There is also a political echo. If experts inhabit paradigms, then disagreement among experts is not necessarily proof that expertise is fake; it may be evidence that a field is working through uncertainty in public. Yet this can be weaponized by those who want to treat every consensus as fragile and every challenge as revolutionary. Kuhn’s work can illuminate scientific humility, but it can also be turned into a license for cynicism if detached from his respect for disciplined inquiry. That tension is part of his legacy. The same conceptual tool that helps people understand scientific change can be used to undermine confidence in the very institutions that make knowledge possible.
What endures, finally, is the image of science as a human enterprise with periods of stability, tension, and reorganization. Kuhn did not teach that truth is an illusion. He taught that access to truth is historically mediated, and that the most reliable institutions of inquiry are still made of people learning within traditions that sometimes fail. That is a humbling thought, but also a hopeful one: if science can change its world-picture, it can also repair itself. The possibility of correction is built into the very fact that scientific communities are not timeless abstractions but working human institutions.

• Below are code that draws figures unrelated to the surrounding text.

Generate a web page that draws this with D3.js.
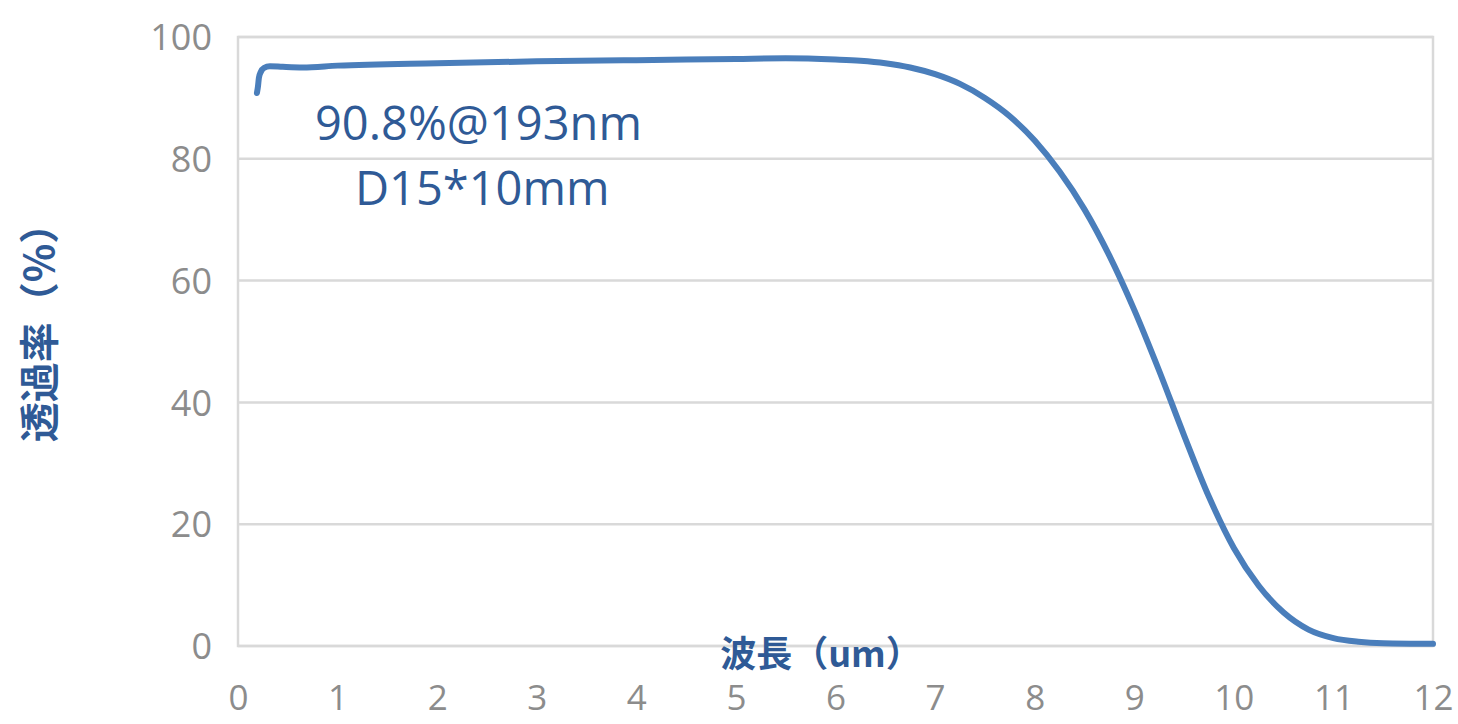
<!DOCTYPE html>
<html><head><meta charset="utf-8">
<script src="https://cdn.jsdelivr.net/npm/d3@7"></script>
<style>html,body{margin:0;padding:0;background:#fff;}</style>
</head><body>
<svg id="chart" width="1458" height="724"></svg>
<script>
const wavelength = [0.19,0.20,0.21,0.23,0.26,0.32,0.45,0.65,1.0,2.0,3.0,4.0,5.0,5.5,6.0,6.25,6.5,6.75,7.0,7.25,7.5,7.75,8.0,8.25,8.5,8.75,9.0,9.25,9.5,9.75,10.0,10.25,10.5,10.75,11.0,11.25,11.5,12.0];
const transmittance = [90.8,91.8,93.3,94.3,94.9,95.2,95.1,95.0,95.3,95.7,96.0,96.2,96.4,96.5,96.3,96.1,95.7,95.0,93.9,92.3,90.0,87.0,83.0,77.9,71.7,64.1,55.2,45.2,34.6,24.5,16.1,9.9,5.5,2.7,1.3,0.7,0.45,0.35];
const xTicks = [0,1,2,3,4,5,6,7,8,9,10,11,12];
const yTicks = [0,20,40,60,80,100];
const annotation = ["90.8%@193nm","D15*10mm"];
const xTitle = "波長（um）";
const yTitle = "透過率（%）";

const svg = d3.select("#chart");
const L=238,R=1433,T=37,B=646;
const x = d3.scaleLinear().domain([0,12]).range([L,R]);
const y = d3.scaleLinear().domain([0,100]).range([B,T]);
const grid="#d9d9d9", tickCol="#8c8c8c", blue="#4a7ebb", textBlue="#2f5a96";
const tickFont="'Open Sans', 'DejaVu Sans', sans-serif";

// gridlines
svg.append("g").selectAll("line").data(yTicks).join("line")
  .attr("x1",L).attr("x2",R).attr("y1",d=>y(d)).attr("y2",d=>y(d))
  .attr("stroke",grid).attr("stroke-width",2.5);
// border
svg.append("rect").attr("x",L).attr("y",T).attr("width",R-L).attr("height",B-T)
  .attr("fill","none").attr("stroke",grid).attr("stroke-width",2.5);

// y axis
const ya = svg.append("g").attr("transform",`translate(${L},0)`)
  .call(d3.axisLeft(y).tickValues(yTicks).tickSize(0).tickPadding(26));
ya.select(".domain").remove();
ya.selectAll("text").attr("font-family",tickFont).attr("font-size",36).attr("fill",tickCol).attr("dy","0.35em");

// x axis
const xa = svg.append("g").attr("transform",`translate(0,${B})`)
  .call(d3.axisBottom(x).tickValues(xTicks).tickSize(0).tickPadding(39));
xa.select(".domain").remove();
xa.selectAll("text").attr("font-family",tickFont).attr("font-size",35).attr("fill",tickCol);

// line
const data = wavelength.map((w,i)=>({w, t:transmittance[i]}));
svg.append("path").datum(data)
  .attr("d", d3.line().x(d=>x(d.w)).y(d=>y(d.t)).curve(d3.curveMonotoneX))
  .attr("fill","none").attr("stroke",blue).attr("stroke-width",6).attr("stroke-linecap","round").attr("stroke-linejoin","round");

// annotation
svg.append("text").attr("x",315).attr("y",140).text(annotation[0])
  .attr("font-family",tickFont).attr("font-size",47).attr("fill",textBlue);
svg.append("text").attr("x",355).attr("y",205).text(annotation[1])
  .attr("font-family",tickFont).attr("font-size",47).attr("fill",textBlue);

// axis titles
svg.append("text").attr("x",821).attr("y",667).attr("text-anchor","middle").text(xTitle)
  .attr("font-family","'Noto Sans CJK JP', sans-serif").attr("font-weight","bold").attr("font-size",36).attr("fill",textBlue);
svg.append("text").attr("transform","translate(54,323) rotate(-90)").attr("text-anchor","middle").text(yTitle)
  .attr("font-family","'Noto Sans CJK JP', sans-serif").attr("font-weight","bold").attr("font-size",40).attr("fill",textBlue);
</script>
</body></html>
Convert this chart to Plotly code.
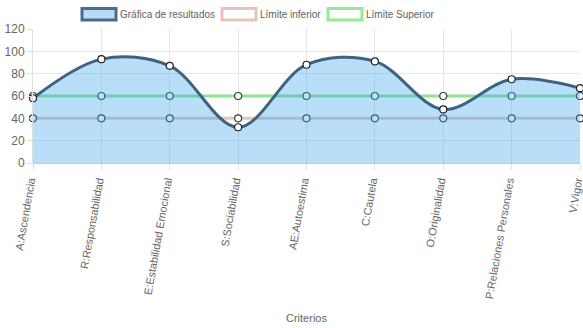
import plotly.graph_objects as go

categorias = ["A:Ascendencia", "R:Responsabilidad", "E:Estabilidad Emocional",
              "S:Sociabilidad", "AE:Autoestima", "C:Cautela", "O:Originalidad",
              "P:Relaciones Personales", "V:Vigor"]
resultados = [58, 93, 87, 32, 88, 91, 48, 75, 67]
limite_inferior = [40, 40, 40, 40, 40, 40, 40, 40, 40]
limite_superior = [60, 60, 60, 60, 60, 60, 60, 60, 60]
y_ticks = [0, 20, 40, 60, 80, 100, 120]

xs = list(range(len(categorias)))

W, H = 583, 328
L, R, T, B = 33, 3, 29, 165
PW, PH = W - L - R, H - T - B

def px_x(p):
    return (p - L) / PW

def px_y(p):
    return (H - B - p) / PH

fig = go.Figure()

fig.add_trace(go.Scatter(
    x=xs, y=limite_superior, mode="lines+markers", name="Límite Superior",
    line=dict(color="#8fe58f", width=3),
    marker=dict(size=7, color="white", line=dict(color="#3a3a3a", width=1.2)),
    cliponaxis=False, showlegend=False))
fig.add_trace(go.Scatter(
    x=xs, y=limite_inferior, mode="lines+markers", name="Límite inferior",
    line=dict(color="#e6c4ba", width=3),
    marker=dict(size=7, color="white", line=dict(color="#3a3a3a", width=1.2)),
    cliponaxis=False, showlegend=False))
fig.add_trace(go.Scatter(
    x=xs, y=resultados, mode="lines", name="Gráfica de resultados",
    line=dict(color="#3f6282", width=3, shape="spline", smoothing=1.0),
    fill="tozeroy", fillcolor="rgba(54,162,235,0.35)",
    cliponaxis=False, showlegend=False))
fig.add_trace(go.Scatter(
    x=xs, y=resultados, mode="markers",
    marker=dict(size=7, color="white", line=dict(color="#222", width=1.2)),
    cliponaxis=False, showlegend=False))

# manual legend (boxes + labels)
legend_items = [
    ("Gráfica de resultados", "#b9dbf7", "#4a6c8c", 82, 116),
    ("Límite inferior", "white", "#e6c4ba", 222, 256),
    ("Límite Superior", "white", "#93ea93", 328, 362),
]
for name, fc, lc, x0, x1 in legend_items:
    fig.add_shape(type="rect", xref="paper", yref="paper",
                  x0=px_x(x0), x1=px_x(x1), y0=px_y(20), y1=px_y(8.5),
                  fillcolor=fc, line=dict(color=lc, width=3), layer="above")
    fig.add_annotation(xref="paper", yref="paper", x=px_x(x1 + 2), y=px_y(14.5),
                       text=name, showarrow=False, xanchor="left", yanchor="middle",
                       font=dict(size=10, color="#5f5f5f"))

fig.update_layout(
    width=W, height=H,
    margin=dict(l=L, r=R, t=T, b=B),
    paper_bgcolor="white", plot_bgcolor="white",
    font=dict(family="Liberation Sans, Arial, sans-serif", size=12, color="#666"),
    showlegend=False,
)
fig.update_xaxes(
    range=[0, 8], tickvals=xs, ticktext=categorias, tickangle=-80,
    showgrid=True, gridcolor="#e6e6e6", zeroline=False,
    showline=False, ticks="outside", ticklen=6, tickcolor="#e0e0e0",
    tickfont=dict(size=11, color="#666"), automargin=False,
    ticklabeloverflow="allow", ticklabelshift=-3,
    title=dict(text="Criterios", font=dict(size=11, color="#666"), standoff=15))
fig.update_yaxes(
    range=[0, 120], tickvals=y_ticks, showgrid=True, gridcolor="#e6e6e6",
    zeroline=True, zerolinecolor="#c8c8c8", zerolinewidth=1,
    showline=True, linecolor="#e0e0e0", automargin=False,
    ticks="outside", ticklen=5, tickcolor="#e0e0e0",
    tickfont=dict(size=12, color="#666"))

fig.write_html("out.html")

His deepest legacy may be this: he made it impossible to imagine scientific progress as a mere pile of facts. Progress, in his account, has shape, tempo, and crisis. It proceeds not only by accumulation but by the remaking of the very standards by which accumulation is judged. That is why his work still matters. It asks us to see knowledge as both stable and vulnerable, and to understand that the two are not opposites but partners in the long conversation of science.